WRITTEN PROBLEM: Return all of the data exactly as written, without the pictures.

DATA LINES:
⟨
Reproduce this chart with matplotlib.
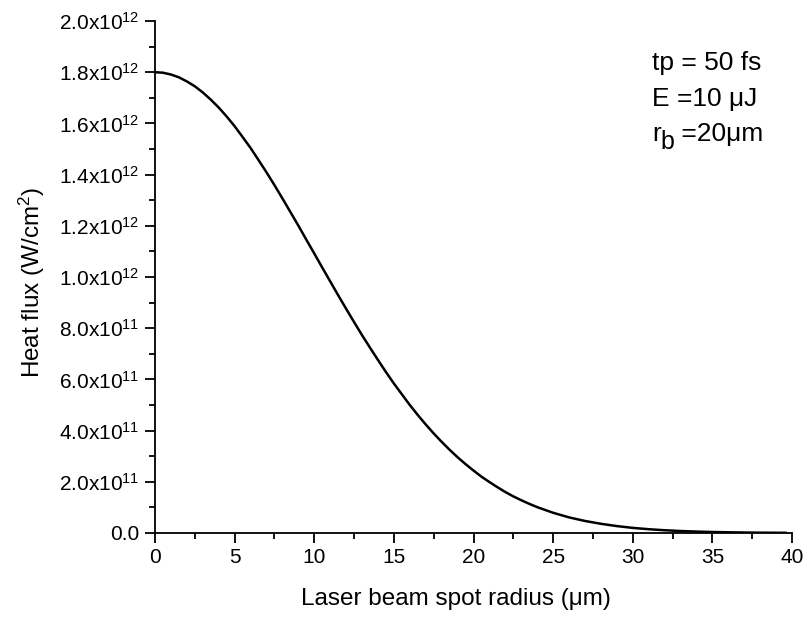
import math
import matplotlib
matplotlib.use("Agg")
import matplotlib.pyplot as plt
from matplotlib.ticker import MultipleLocator, FuncFormatter
from matplotlib import transforms

plt.rcParams['font.family'] = ['Liberation Sans', 'DejaVu Sans']
plt.rcParams['mathtext.fontset'] = 'custom'
plt.rcParams['mathtext.rm'] = 'Liberation Sans'
plt.rcParams['mathtext.it'] = 'Liberation Sans'
plt.rcParams['mathtext.default'] = 'regular'

# radius (um) and heat flux (units of 1e12 W/cm^2)
radius = [0, 0.5, 1, 1.5, 2, 2.5, 3, 3.5, 4, 4.5, 5, 5.5, 6, 6.5, 7, 7.5, 8, 8.5,
          9, 9.5, 10, 10.5, 11, 11.5, 12, 12.5, 13, 13.5, 14, 14.5, 15, 15.5,
          16, 16.5, 17, 17.5, 18, 18.5, 19, 19.5, 20, 20.5, 21, 21.5, 22, 22.5,
          23, 23.5, 24, 24.5, 25, 26, 27, 28, 29, 30, 31, 32, 33, 34, 35, 36,
          37, 38, 39, 39.6]
flux_e12 = [1.800, 1.798, 1.791, 1.780, 1.764, 1.745, 1.721, 1.693, 1.662, 1.627,
            1.589, 1.547, 1.504, 1.457, 1.409, 1.359, 1.307, 1.254, 1.201, 1.146,
            1.092, 1.037, 0.983, 0.929, 0.876, 0.824, 0.773, 0.724, 0.676, 0.629,
            0.584, 0.542, 0.500, 0.461, 0.424, 0.389, 0.356, 0.325, 0.296, 0.269,
            0.244, 0.220, 0.199, 0.179, 0.160, 0.143, 0.128, 0.114, 0.101, 0.090,
            0.079, 0.061, 0.047, 0.036, 0.027, 0.020, 0.0148, 0.0108, 0.0078,
            0.0056, 0.0039, 0.0028, 0.0019, 0.0013, 0.0009, 0.0007]
flux = [v * 1e12 for v in flux_e12]

fig = plt.figure(figsize=(8.06, 6.22), dpi=100)
ax = fig.add_axes([155/806, 1 - 533/622, (792-155)/806, (533-21)/622])

ax.plot(radius, flux, color='black', lw=1.8)

ax.set_xlim(0, 40)
ax.set_ylim(0, 2.0e12)
ax.xaxis.set_major_locator(MultipleLocator(5))
ax.xaxis.set_minor_locator(MultipleLocator(2.5))
ax.yaxis.set_major_locator(MultipleLocator(2e11))
ax.yaxis.set_minor_locator(MultipleLocator(1e11))

def yfmt(v, pos):
    if abs(v) < 1:
        return "0.0"
    e = int(math.floor(math.log10(abs(v)) + 1e-9))
    m = v / 10**e
    return f"{m:.1f}x10$^{{{e}}}$"

ax.yaxis.set_major_formatter(FuncFormatter(yfmt))

for s in ['top', 'right']:
    ax.spines[s].set_visible(False)
for s in ['left', 'bottom']:
    ax.spines[s].set_linewidth(1.3)

ax.tick_params(which='major', direction='out', length=7, width=1.3, labelsize=15, pad=4)
ax.tick_params(which='minor', direction='out', length=4, width=1.3)

ax.set_xlabel("Laser beam spot radius (μm)", fontsize=17.5, va='top')
ax.xaxis.set_label_coords(0.472, -0.108)
ax.set_ylabel("Heat flux (W/cm$^2$)", fontsize=17.5, va='center')
ax.yaxis.set_label_coords(-0.193, 0.49)

fs = 19
xa = 0.780
ax.text(xa, 0.904, "tp = 50 fs", transform=ax.transAxes, fontsize=fs, va='baseline', ha='left')
ax.text(xa, 0.834, "E =10 μJ", transform=ax.transAxes, fontsize=fs, va='baseline', ha='left')
t_r = ax.text(xa, 0.766, "r", transform=ax.transAxes, fontsize=fs, va='baseline', ha='left')
fig.canvas.draw()
r_w = t_r.get_window_extent().width
tr_b = transforms.offset_copy(ax.transAxes, fig=fig, x=r_w * 72 / fig.dpi, y=-6, units='points')
t_b = ax.text(xa, 0.766, "b", transform=tr_b, fontsize=fs - 1, va='baseline', ha='left')
fig.canvas.draw()
b_w = t_b.get_window_extent().width
tr_rest = transforms.offset_copy(ax.transAxes, fig=fig, x=(r_w + b_w) * 72 / fig.dpi, y=0, units='points')
ax.text(xa, 0.766, " =20μm", transform=tr_rest, fontsize=fs, va='baseline', ha='left')

fig.savefig("out.png", dpi=100)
⟩
TASK OUTPUT:
Reproduce this chart with matplotlib.
import math
import matplotlib
matplotlib.use("Agg")
import matplotlib.pyplot as plt
from matplotlib.ticker import MultipleLocator, FuncFormatter
from matplotlib import transforms

plt.rcParams['font.family'] = ['Liberation Sans', 'DejaVu Sans']
plt.rcParams['mathtext.fontset'] = 'custom'
plt.rcParams['mathtext.rm'] = 'Liberation Sans'
plt.rcParams['mathtext.it'] = 'Liberation Sans'
plt.rcParams['mathtext.default'] = 'regular'

# radius (um) and heat flux (units of 1e12 W/cm^2)
radius = [0, 0.5, 1, 1.5, 2, 2.5, 3, 3.5, 4, 4.5, 5, 5.5, 6, 6.5, 7, 7.5, 8, 8.5,
          9, 9.5, 10, 10.5, 11, 11.5, 12, 12.5, 13, 13.5, 14, 14.5, 15, 15.5,
          16, 16.5, 17, 17.5, 18, 18.5, 19, 19.5, 20, 20.5, 21, 21.5, 22, 22.5,
          23, 23.5, 24, 24.5, 25, 26, 27, 28, 29, 30, 31, 32, 33, 34, 35, 36,
          37, 38, 39, 39.6]
flux_e12 = [1.800, 1.798, 1.791, 1.780, 1.764, 1.745, 1.721, 1.693, 1.662, 1.627,
            1.589, 1.547, 1.504, 1.457, 1.409, 1.359, 1.307, 1.254, 1.201, 1.146,
            1.092, 1.037, 0.983, 0.929, 0.876, 0.824, 0.773, 0.724, 0.676, 0.629,
            0.584, 0.542, 0.500, 0.461, 0.424, 0.389, 0.356, 0.325, 0.296, 0.269,
            0.244, 0.220, 0.199, 0.179, 0.160, 0.143, 0.128, 0.114, 0.101, 0.090,
            0.079, 0.061, 0.047, 0.036, 0.027, 0.020, 0.0148, 0.0108, 0.0078,
            0.0056, 0.0039, 0.0028, 0.0019, 0.0013, 0.0009, 0.0007]
flux = [v * 1e12 for v in flux_e12]

fig = plt.figure(figsize=(8.06, 6.22), dpi=100)
ax = fig.add_axes([155/806, 1 - 533/622, (792-155)/806, (533-21)/622])

ax.plot(radius, flux, color='black', lw=1.8)

ax.set_xlim(0, 40)
ax.set_ylim(0, 2.0e12)
ax.xaxis.set_major_locator(MultipleLocator(5))
ax.xaxis.set_minor_locator(MultipleLocator(2.5))
ax.yaxis.set_major_locator(MultipleLocator(2e11))
ax.yaxis.set_minor_locator(MultipleLocator(1e11))

def yfmt(v, pos):
    if abs(v) < 1:
        return "0.0"
    e = int(math.floor(math.log10(abs(v)) + 1e-9))
    m = v / 10**e
    return f"{m:.1f}x10$^{{{e}}}$"

ax.yaxis.set_major_formatter(FuncFormatter(yfmt))

for s in ['top', 'right']:
    ax.spines[s].set_visible(False)
for s in ['left', 'bottom']:
    ax.spines[s].set_linewidth(1.3)

ax.tick_params(which='major', direction='out', length=7, width=1.3, labelsize=15, pad=4)
ax.tick_params(which='minor', direction='out', length=4, width=1.3)

ax.set_xlabel("Laser beam spot radius (μm)", fontsize=17.5, va='top')
ax.xaxis.set_label_coords(0.472, -0.108)
ax.set_ylabel("Heat flux (W/cm$^2$)", fontsize=17.5, va='center')
ax.yaxis.set_label_coords(-0.193, 0.49)

fs = 19
xa = 0.780
ax.text(xa, 0.904, "tp = 50 fs", transform=ax.transAxes, fontsize=fs, va='baseline', ha='left')
ax.text(xa, 0.834, "E =10 μJ", transform=ax.transAxes, fontsize=fs, va='baseline', ha='left')
t_r = ax.text(xa, 0.766, "r", transform=ax.transAxes, fontsize=fs, va='baseline', ha='left')
fig.canvas.draw()
r_w = t_r.get_window_extent().width
tr_b = transforms.offset_copy(ax.transAxes, fig=fig, x=r_w * 72 / fig.dpi, y=-6, units='points')
t_b = ax.text(xa, 0.766, "b", transform=tr_b, fontsize=fs - 1, va='baseline', ha='left')
fig.canvas.draw()
b_w = t_b.get_window_extent().width
tr_rest = transforms.offset_copy(ax.transAxes, fig=fig, x=(r_w + b_w) * 72 / fig.dpi, y=0, units='points')
ax.text(xa, 0.766, " =20μm", transform=tr_rest, fontsize=fs, va='baseline', ha='left')

fig.savefig("out.png", dpi=100)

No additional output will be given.